Perchè abbiamo bisogno di dati?
La forza di poter parlare con gli esempi e l’esperienza
di Lucia Toffanin
Quanto spesso siamo bombardati da richieste di condivisione di dati? A volte arrivano, con poche variazioni, da una molteplicità di soggetti e non sempre la finalità e l’utilizzo dei dati raccolti sono chiari e facilmente comprensibili. Continuamente siamo affamati di dati e informazioni provenienti da diverse fonti che servano da base per suffragare tesi e posizioni portate nelle sedi Istituzionali e nel dibattito con gli operatori economici.
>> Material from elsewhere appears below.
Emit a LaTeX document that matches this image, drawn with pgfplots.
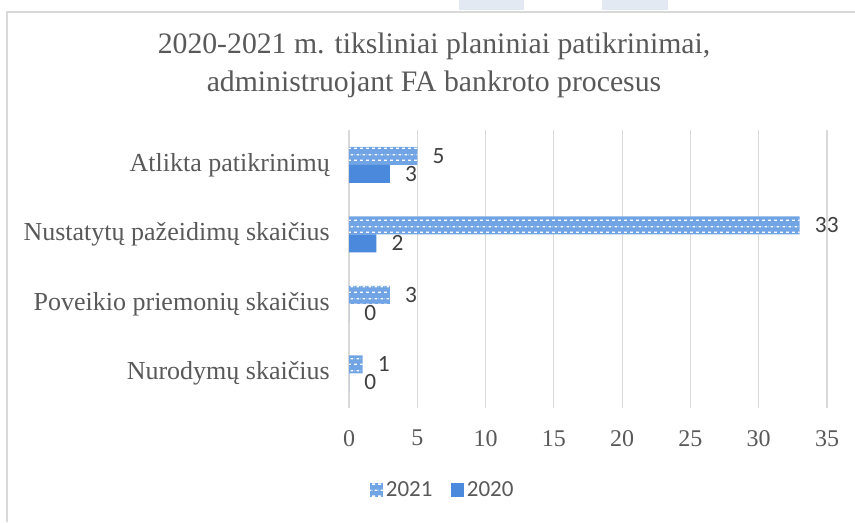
\documentclass[border=0pt]{standalone}
\usepackage{pgfplots}
\pgfplotsset{compat=1.18}
\usepackage{fontspec}
\setmainfont{Liberation Serif}
\newfontfamily\calibri{Carlito}
\usetikzlibrary{patterns}
\definecolor{txt}{HTML}{595959}
\definecolor{dlab}{HTML}{404040}
\definecolor{grd}{HTML}{D9D9D9}
\definecolor{cA}{HTML}{70A4E4}
\definecolor{cB}{HTML}{4A89DC}
\definecolor{wm}{HTML}{E3E9F2}
\pgfdeclarepatternformonly{wdash}{\pgfqpoint{0pt}{0pt}}{\pgfqpoint{4.5pt}{9pt}}{\pgfqpoint{4.5pt}{9pt}}{%
  \pgfpathrectangle{\pgfqpoint{0pt}{1.75pt}}{\pgfqpoint{2.5pt}{1pt}}%
  \pgfpathrectangle{\pgfqpoint{2.25pt}{6.25pt}}{\pgfqpoint{2.25pt}{1pt}}%
  \pgfpathrectangle{\pgfqpoint{0pt}{6.25pt}}{\pgfqpoint{0.25pt}{1pt}}%
  \pgfusepath{fill}}
\begin{document}
\begin{tikzpicture}
\useasboundingbox (0,0) rectangle (641.25pt,391.5pt);
\fill[wm] (344.25pt,391.5pt) rectangle (393pt,384pt);
\fill[wm] (451.5pt,391.5pt) rectangle (501pt,384pt);
\draw[grd, line width=1.1pt] (5.25pt,0) -- (5.25pt,382.5pt) -- (641.25pt,382.5pt);
\node[txt, align=center, inner sep=0pt, font=\fontsize{22.3}{28.5}\selectfont] at (325.5pt,342.75pt)
  {2020-2021 m. tiksliniai planiniai patikrinimai,\\administruojant FA bankroto procesus};
\begin{axis}[
  at={(261.75pt,85.5pt)}, anchor=south west,
  scale only axis, width=358.5pt, height=208.5pt,
  xmin=0, xmax=35, ymin=-0.5, ymax=3.5,
  y dir=reverse,
  xtick={0,5,...,35},
  ytick={0,1,2,3},
  yticklabels={Atlikta patikrinimų, Nustatytų pažeidimų skaičius, Poveikio priemonių skaičius, Nurodymų skaičius},
  xmajorgrids, grid style={grd, line width=0.9pt},
  axis line style={draw=none},
  major tick length=0pt,
  /pgf/number format/assume math mode=true,
  xticklabel style={txt, font=\fontsize{18}{18}\selectfont, anchor=north, inner sep=0pt, yshift=-16.5pt},
  yticklabel style={txt, font=\fontsize{19.5}{19.5}\selectfont, anchor=east, inner sep=0pt, xshift=-14.25pt},
  xbar, bar width=13.5pt,
  nodes near coords,
  every node near coord/.append style={dlab, font=\calibri\fontsize{17.5}{17.5}\selectfont, anchor=west, inner sep=0pt, xshift=11.25pt},
  legend columns=2,
  legend style={at={(0.197,-0.295)}, anchor=center, draw=none, fill=none,
    font=\calibri\fontsize{17.25}{17.25}\selectfont, text=txt,
    /tikz/every even column/.append style={column sep=12pt},
    inner sep=0pt},
  legend image code/.code={\fill[#1] (0pt,-4.9pt) rectangle (9.8pt,4.9pt);},
]
\addplot[draw=none, fill=cA, postaction={pattern=wdash, pattern color=white}, bar shift=6.75pt]
  coordinates {(5,0) (33,1) (3,2) (1,3)};
\addlegendentry{2021}
\addplot[draw=none, fill=cB, bar shift=-6.75pt]
  coordinates {(3,0) (2,1) (0,2) (0,3)};
\addlegendentry{2020}
\end{axis}
\end{tikzpicture}
\end{document}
Noi per primi ci mettiamo in cima alla lista di coloro che hanno un’estrema necessità di informazioni sempre aggiornate e precise. Le nostre posizioni, infatti, ricevono una spinta maggiore e più solida se fondate su case studies e dati empirici. E questo lo vediamo soprattutto in due circostanze molto diverse ma che danno la misura dell’importanza di avere accesso diretto alla fonte: nell’attività di lobbying e advocacy verso le Istituzioni e il decisore pubblico da un lato, nella richiesta di collaborazione e proattività delle grandi piattaforme di e-commerce dall’altro.
Nel primo caso, il confronto con le Istituzioni ci richiede precisione e concretezza: il decisore si rivolge a INDICAM perché ci ritiene un interlocutore affidabile e preparato, noi d’altro canto ci confrontiamo con le Istituzioni per portare l’attenzione sui temi urgenti per la community IP (si veda la discussione sull’EMPACT), per innescare il dibattito su dossier chiave anche a livello nazionale (si veda il confronto sul DSA iniziato lo scorso 26 marzo nell’evento “The Online Labyrinth”) e per presentare quelle priorità e necessità che arrivano dai nostri Associati (open hearing dell’Agenzia delle Dogane e dei Monopoli).
Nel secondo caso, ovvero il dialogo con le piattaforme di e-commerce, la presenza di dati e informazioni di dettaglio sono essenziali per andare alla radice del problema e instaurare una collaborazione nella lotta alla contraffazione online. Le piattaforme, che per loro stessa natura sono data-driven, dovrebbero, e in alcuni casi lo fanno, aggiornare e integrare le politiche e gli strumenti di tutela dei brand owner proprio attraverso le segnalazioni e i dati che ricevono. Il nostro compito è quindi di spingere questi soggetti a fare di più e fare meglio, alzando il livello del confronto rispetto a quanto previsto da normative come il DSA che abbiamo visto non essere sufficiente a garantire una tutela adeguata dei diritti di proprietà industriale.
Come terza parte, abbiamo una posizione privilegiata e decisiva nel difendere gli interessi delle aziende, senza pretesa di sostituirci a queste. Un’azione di lobbying efficace deve essere fatta insieme, aziende e Associazione, entrambi ingaggiati verso lo stesso obiettivo. Nessuno nega che l’azienda o il professionista possano efficacemente raggiungere l’obiettivo di influenzare il decisore anche da soli, che possano ottenere buoni rapporti con stakeholders e marketplace attraverso un confronto one-to-one. Tuttavia, si avverte la sensazione che ciò non basti.
La nostra attività e impegno sono amplificati dalla forza di oltre 160 associati che presentano istanze certe attraverso una pluralità di voci e chiedono un confronto trasparente e costruttivo. Le nostre posizioni sono costruite sui dati e informazioni raccolte sul campo, l’esperienza dei nostri associati e la reputazione costruita in anni ci permettono di chiedere ed essere ascoltati attraverso un canale privilegiato. Lavorare insieme è un’opportunità per tutti, un servizio che deve essere sfruttato dagli associati e più in generale per gli interessi della community IP.
Certo, tutto questo solidamente fondato su una moltitudine di dati!